> _Exercise instructions_: Copy out every line exactly, passing over the pictures.

> _Supplied data_:
[Start]
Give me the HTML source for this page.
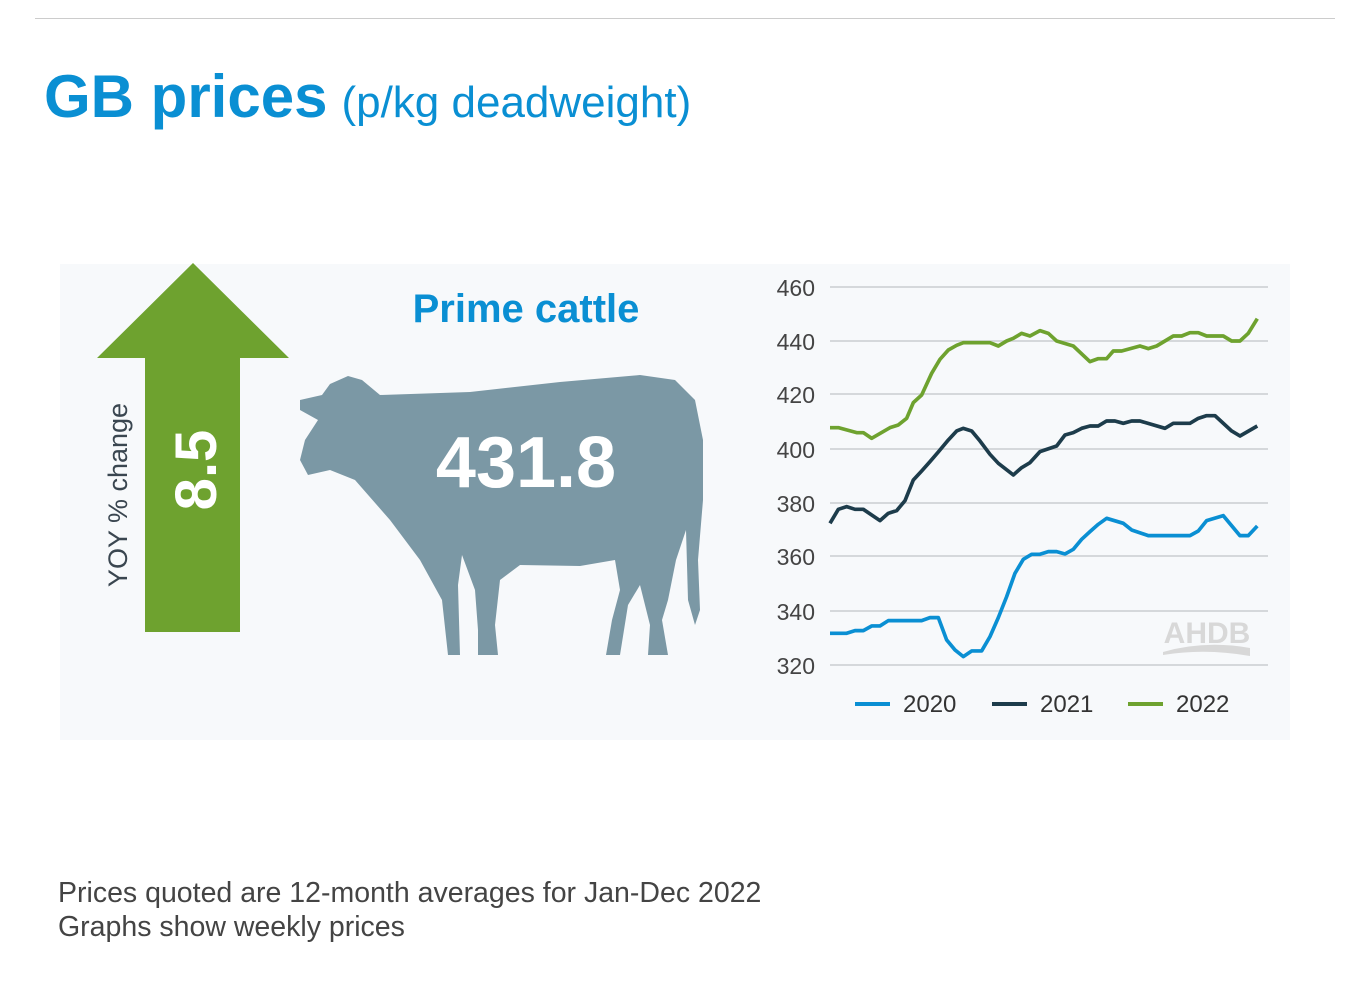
<!DOCTYPE html><html><head><style>
body{margin:0;width:1370px;height:1000px;background:#fff;position:relative;overflow:hidden;font-family:"Liberation Sans",sans-serif}
.a{position:absolute}
</style></head><body>
<div class="a" style="left:35px;top:18px;width:1300px;height:1px;background:#ccc"></div>
<div class="a" style="left:44px;top:62px;color:#0a8fd3;white-space:nowrap"><span style="font-size:60px;font-weight:bold">GB prices</span><span style="font-size:44px;margin-left:14px">(p/kg deadweight)</span></div>
<div class="a" style="left:60px;top:264px;width:1230px;height:476px;background:#f7f9fb"></div>
<svg class="a" style="left:0;top:0" width="1370" height="1000">
<polygon points="193,263 289,358 240,358 240,632 145,632 145,358 97,358" fill="#6ea22f"/>
<text x="0" y="0" transform="translate(216,470) rotate(-90)" text-anchor="middle" font-size="58" font-weight="bold" fill="#fff" font-family="Liberation Sans">8.5</text>
<text x="0" y="0" transform="translate(127,495) rotate(-90)" text-anchor="middle" font-size="27" fill="#3a4650" font-family="Liberation Sans">YOY % change</text>
<text x="526" y="322" text-anchor="middle" font-size="40" font-weight="bold" fill="#0a8fd3" font-family="Liberation Sans">Prime cattle</text>
<path d="M300,400 L322,395 L330,384 L348,376 L362,380 L380,395 L470,392 L560,382 L640,375 L675,380 L695,400 L703,440 L703,500 L698,560 L700,610 L695,625 L688,600 L686,530 L676,560 L668,600 L662,620 L668,655 L648,655 L650,625 L640,585 L628,605 L620,655 L606,655 L612,620 L620,590 L615,560 L580,566 L520,565 L500,580 L495,625 L498,655 L478,655 L478,630 L475,590 L462,555 L458,585 L460,655 L448,655 L442,600 L420,560 L390,520 L355,480 L330,470 L308,475 L300,460 L305,440 L318,420 L300,410 Z" fill="#7b98a5"/>
<text x="526" y="487" text-anchor="middle" font-size="72" font-weight="bold" fill="#fff" font-family="Liberation Sans">431.8</text>
<g stroke="#d5d8db" stroke-width="2">
<line x1="830" x2="1268" y1="287" y2="287"/><line x1="830" x2="1268" y1="341" y2="341"/><line x1="830" x2="1268" y1="394" y2="394"/><line x1="830" x2="1268" y1="449" y2="449"/><line x1="830" x2="1268" y1="503" y2="503"/><line x1="830" x2="1268" y1="556" y2="556"/><line x1="830" x2="1268" y1="611" y2="611"/><line x1="830" x2="1268" y1="665" y2="665"/></g>
<g font-size="23" fill="#444" font-family="Liberation Sans" text-anchor="end">
<text x="815" y="296">460</text><text x="815" y="350">440</text><text x="815" y="403">420</text><text x="815" y="458">400</text><text x="815" y="512">380</text><text x="815" y="565">360</text><text x="815" y="620">340</text><text x="815" y="674">320</text></g>
<text x="1207" y="643" text-anchor="middle" font-size="30" font-weight="bold" fill="#d8d8d8" font-family="Liberation Sans">AHDB</text>
<path d="M1163,652 Q1205,640 1250,648 L1250,656 Q1205,648 1163,655Z" fill="#d8d8d8"/>
<g transform="translate(820,270) scale(0.3333)" fill="none" stroke-width="11" stroke-linejoin="round">
<polyline stroke="#6ea22f" points="30,473 55,473 110,488 130,488 155,505 210,473 235,465 260,445 280,398 305,375 335,310 360,268 385,240 410,226 430,218 510,218 535,228 560,213 580,205 605,190 630,198 660,182 685,190 710,213 760,228 810,275 835,266 860,266 880,243 905,243 960,228 985,236 1010,228 1035,213 1060,198 1085,198 1110,188 1135,188 1160,198 1210,198 1235,213 1260,213 1285,190 1312,146"/>
<polyline stroke="#1d3c4b" points="30,760 55,718 80,710 105,718 130,718 180,752 205,730 230,722 255,692 280,630 305,603 330,575 355,546 385,510 410,483 430,475 455,483 480,513 510,553 535,580 580,615 605,593 630,578 660,545 710,528 735,495 760,488 785,475 810,468 835,468 860,453 885,453 910,460 935,453 960,453 1035,475 1060,460 1110,460 1135,445 1160,437 1185,437 1235,483 1260,498 1312,468"/>
<polyline stroke="#0a8fd3" points="30,1090 80,1090 105,1082 130,1082 155,1068 180,1068 205,1052 305,1052 330,1043 355,1043 380,1110 405,1140 430,1160 455,1143 485,1143 510,1100 535,1043 560,980 585,910 610,868 635,853 660,853 685,845 710,845 735,852 760,838 785,808 810,785 835,763 860,745 910,760 935,780 985,797 1110,797 1135,783 1160,752 1210,737 1235,767 1260,797 1285,797 1312,768"/>
</g>
<g stroke-width="4"><line x1="855" x2="890" y1="704" y2="704" stroke="#0a8fd3"/><line x1="992" x2="1027" y1="704" y2="704" stroke="#1d3c4b"/><line x1="1128" x2="1163" y1="704" y2="704" stroke="#6ea22f"/></g>
<g font-size="24" fill="#333" font-family="Liberation Sans"><text x="903" y="712">2020</text><text x="1040" y="712">2021</text><text x="1176" y="712">2022</text></g>
</svg>
<div class="a" style="left:58px;top:876px;font-size:28.5px;color:#444;line-height:34px;white-space:nowrap">Prices quoted are 12-month averages for Jan-Dec 2022<br>Graphs show weekly prices</div>
</body></html>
[End]
> _Response to this task_:
Give me the HTML source for this page.
<!DOCTYPE html><html><head><style>
body{margin:0;width:1370px;height:1000px;background:#fff;position:relative;overflow:hidden;font-family:"Liberation Sans",sans-serif}
.a{position:absolute}
</style></head><body>
<div class="a" style="left:35px;top:18px;width:1300px;height:1px;background:#ccc"></div>
<div class="a" style="left:44px;top:62px;color:#0a8fd3;white-space:nowrap"><span style="font-size:60px;font-weight:bold">GB prices</span><span style="font-size:44px;margin-left:14px">(p/kg deadweight)</span></div>
<div class="a" style="left:60px;top:264px;width:1230px;height:476px;background:#f7f9fb"></div>
<svg class="a" style="left:0;top:0" width="1370" height="1000">
<polygon points="193,263 289,358 240,358 240,632 145,632 145,358 97,358" fill="#6ea22f"/>
<text x="0" y="0" transform="translate(216,470) rotate(-90)" text-anchor="middle" font-size="58" font-weight="bold" fill="#fff" font-family="Liberation Sans">8.5</text>
<text x="0" y="0" transform="translate(127,495) rotate(-90)" text-anchor="middle" font-size="27" fill="#3a4650" font-family="Liberation Sans">YOY % change</text>
<text x="526" y="322" text-anchor="middle" font-size="40" font-weight="bold" fill="#0a8fd3" font-family="Liberation Sans">Prime cattle</text>
<path d="M300,400 L322,395 L330,384 L348,376 L362,380 L380,395 L470,392 L560,382 L640,375 L675,380 L695,400 L703,440 L703,500 L698,560 L700,610 L695,625 L688,600 L686,530 L676,560 L668,600 L662,620 L668,655 L648,655 L650,625 L640,585 L628,605 L620,655 L606,655 L612,620 L620,590 L615,560 L580,566 L520,565 L500,580 L495,625 L498,655 L478,655 L478,630 L475,590 L462,555 L458,585 L460,655 L448,655 L442,600 L420,560 L390,520 L355,480 L330,470 L308,475 L300,460 L305,440 L318,420 L300,410 Z" fill="#7b98a5"/>
<text x="526" y="487" text-anchor="middle" font-size="72" font-weight="bold" fill="#fff" font-family="Liberation Sans">431.8</text>
<g stroke="#d5d8db" stroke-width="2">
<line x1="830" x2="1268" y1="287" y2="287"/><line x1="830" x2="1268" y1="341" y2="341"/><line x1="830" x2="1268" y1="394" y2="394"/><line x1="830" x2="1268" y1="449" y2="449"/><line x1="830" x2="1268" y1="503" y2="503"/><line x1="830" x2="1268" y1="556" y2="556"/><line x1="830" x2="1268" y1="611" y2="611"/><line x1="830" x2="1268" y1="665" y2="665"/></g>
<g font-size="23" fill="#444" font-family="Liberation Sans" text-anchor="end">
<text x="815" y="296">460</text><text x="815" y="350">440</text><text x="815" y="403">420</text><text x="815" y="458">400</text><text x="815" y="512">380</text><text x="815" y="565">360</text><text x="815" y="620">340</text><text x="815" y="674">320</text></g>
<text x="1207" y="643" text-anchor="middle" font-size="30" font-weight="bold" fill="#d8d8d8" font-family="Liberation Sans">AHDB</text>
<path d="M1163,652 Q1205,640 1250,648 L1250,656 Q1205,648 1163,655Z" fill="#d8d8d8"/>
<g transform="translate(820,270) scale(0.3333)" fill="none" stroke-width="11" stroke-linejoin="round">
<polyline stroke="#6ea22f" points="30,473 55,473 110,488 130,488 155,505 210,473 235,465 260,445 280,398 305,375 335,310 360,268 385,240 410,226 430,218 510,218 535,228 560,213 580,205 605,190 630,198 660,182 685,190 710,213 760,228 810,275 835,266 860,266 880,243 905,243 960,228 985,236 1010,228 1035,213 1060,198 1085,198 1110,188 1135,188 1160,198 1210,198 1235,213 1260,213 1285,190 1312,146"/>
<polyline stroke="#1d3c4b" points="30,760 55,718 80,710 105,718 130,718 180,752 205,730 230,722 255,692 280,630 305,603 330,575 355,546 385,510 410,483 430,475 455,483 480,513 510,553 535,580 580,615 605,593 630,578 660,545 710,528 735,495 760,488 785,475 810,468 835,468 860,453 885,453 910,460 935,453 960,453 1035,475 1060,460 1110,460 1135,445 1160,437 1185,437 1235,483 1260,498 1312,468"/>
<polyline stroke="#0a8fd3" points="30,1090 80,1090 105,1082 130,1082 155,1068 180,1068 205,1052 305,1052 330,1043 355,1043 380,1110 405,1140 430,1160 455,1143 485,1143 510,1100 535,1043 560,980 585,910 610,868 635,853 660,853 685,845 710,845 735,852 760,838 785,808 810,785 835,763 860,745 910,760 935,780 985,797 1110,797 1135,783 1160,752 1210,737 1235,767 1260,797 1285,797 1312,768"/>
</g>
<g stroke-width="4"><line x1="855" x2="890" y1="704" y2="704" stroke="#0a8fd3"/><line x1="992" x2="1027" y1="704" y2="704" stroke="#1d3c4b"/><line x1="1128" x2="1163" y1="704" y2="704" stroke="#6ea22f"/></g>
<g font-size="24" fill="#333" font-family="Liberation Sans"><text x="903" y="712">2020</text><text x="1040" y="712">2021</text><text x="1176" y="712">2022</text></g>
</svg>
<div class="a" style="left:58px;top:876px;font-size:28.5px;color:#444;line-height:34px;white-space:nowrap">Prices quoted are 12-month averages for Jan-Dec 2022<br>Graphs show weekly prices</div>
</body></html>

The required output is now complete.